Bridges and graduate student Emmy Nguyen found a way to change behavior in Vibrio cholerae, the bacteria that causes cholera. They identified a pathway that regulates biofilm — sticky communities where bacteria can survive and thrive.

Drew Bridges and  Emmy Nguyen

Drew Bridges and Emmy Nguyen.

“Thanks in part to biofilms, bacteria can grow in nearly every environment,” Bridges said. “If we can understand how that fundamental mechanism works, we could target that pathway to tip them into a weakened, less infectious state.”

The study illuminated more about bacterial behavior, Nguyen added.

“What makes this study so exciting is that this pathway doesn’t just control biofilms — it also regulates a wide range of bacterial responses, including metabolism, movement and stress defenses,” Nguyen said. “We think that when V. cholerae is in a hostile environment, activating this pathway helps it prioritize protection over proliferation.”

Not just cholera

Cholera is a problem for many parts of the world without access to clean drinking water, and V. cholerae is an important model organism for studying infectious diseases. But Nguyen said it can be difficult to study infection because species differ so much from one another — the basic processes that drive the biofilm lifecycle may be different from those in other disease-causing microbes.

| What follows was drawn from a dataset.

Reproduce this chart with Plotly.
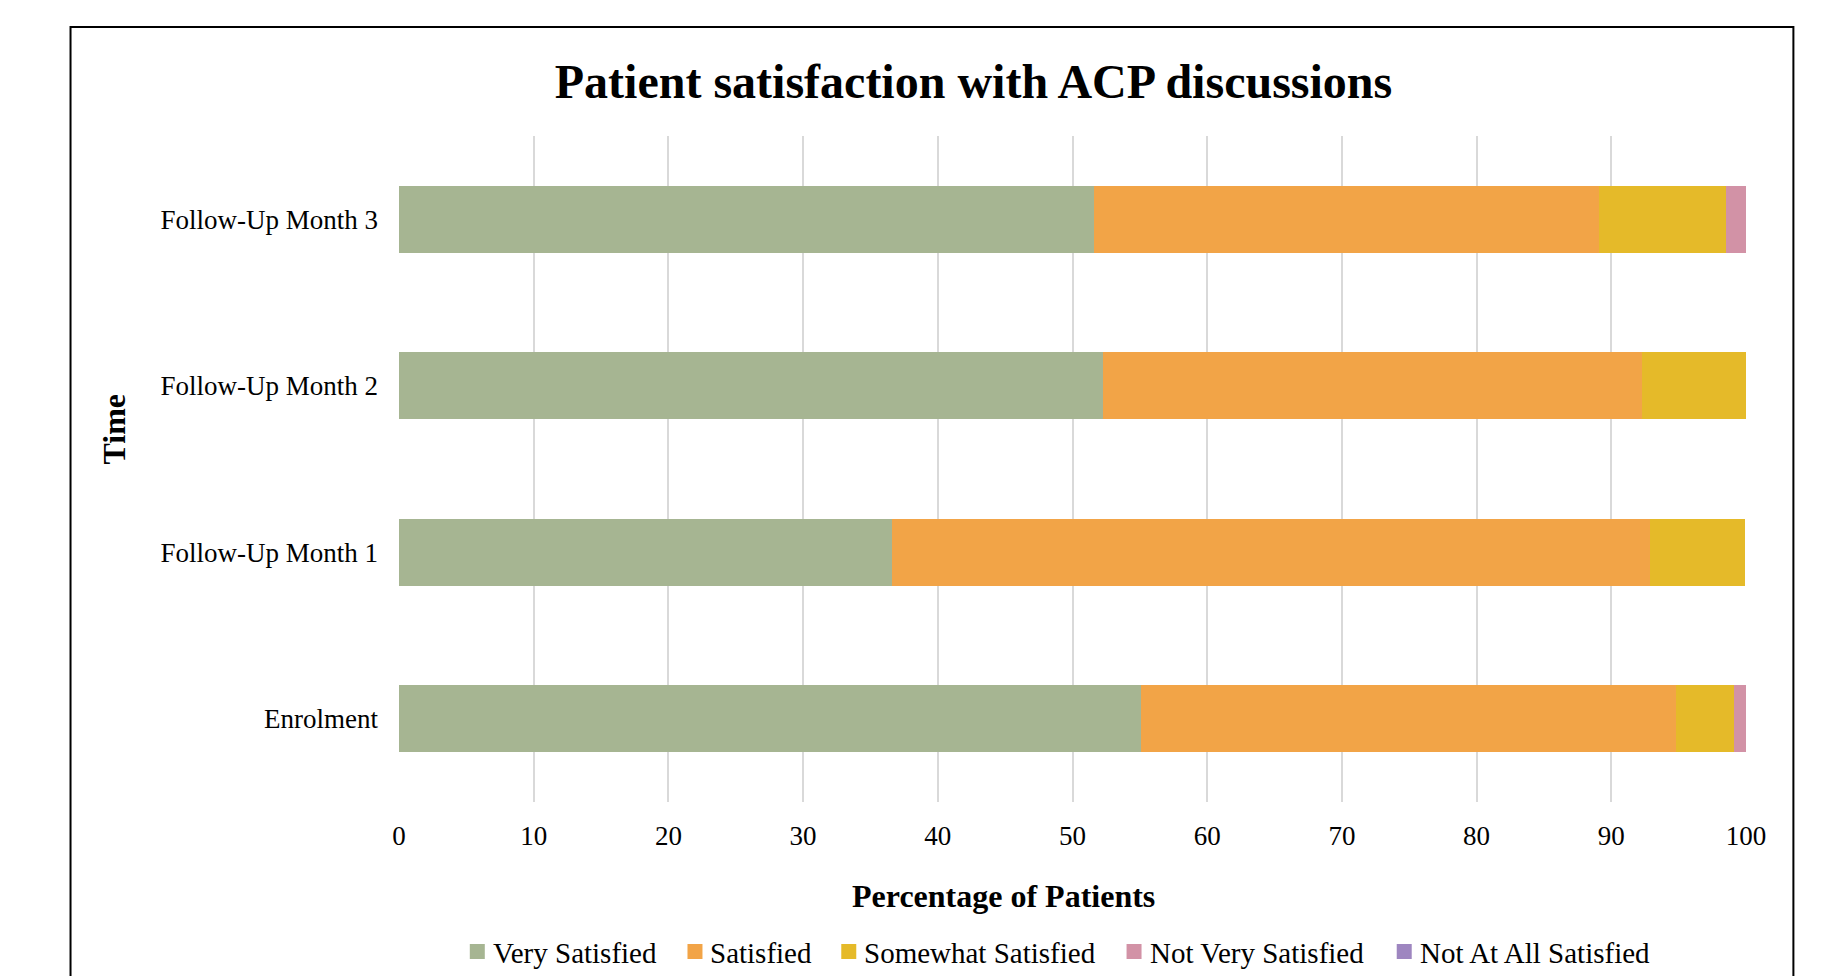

To determine if the pathway that controls the biofilm lifecycle in V. cholerae was found in other bacteria, Bridges and Nguyen turned to M. R. Pratyush, a graduate student working with Associate Professor of Biological Sciences N. Luisa Hiller(opens in new window). Pratyush completed a bioinformatic analysis and gave the team some good news — it is.

A mutant strain of V. cholerae grows sprawling biofilms — dense bacterial communities that can make infections harder to treat.

A mutant strain of V. cholerae grows sprawling biofilms — dense bacterial communities that can make infections harder to treat.

“The protein that V. cholerae uses to control biofilm growth is also found in many other kinds of bacteria,” he explained. “What’s interesting is that this biofilm protein belongs to a module composed of multiple proteins, and the whole module is found in many other bacteria. This means the way these proteins work together may be similar across many different species.”

For Bridges and Nguyen, this information opened the door to explore how this shared mechanism might be used to control bacterial behaviors or lifestyle decisions.

From fundamental science to future solutions

The researchers teamed up with colleagues at the University of Pittsburgh to study how protein interaction within the pathway can influence bacterial lifestyle decisions. Then, working with scientists at Tufts University School of Medicine, they tested whether this pathway plays a role in infection.

At Tufts, the team compared normal bacteria (wild type) with versions that had the pathway activated (mutant). When they infected mice with these strains, they found that the mutant bacteria struggled to grow and colonize the host.

“Our goal is to activate this pathway and weaken the bacteria. To do that, we’re searching for small molecules that can turn the pathway on,” Nguyen explained.

Looking ahead, the Bridges Lab(opens in new window) plans to build on these discoveries to design new types of treatments.

“We’ve always been a basic science lab, focused on understanding how bacteria work,” Bridges said. “But more and more, we’re thinking about how to translate that knowledge. Antibiotic resistance is a crisis, and developing new kinds of therapeutics that work differently is the direction we’re headed,” he said.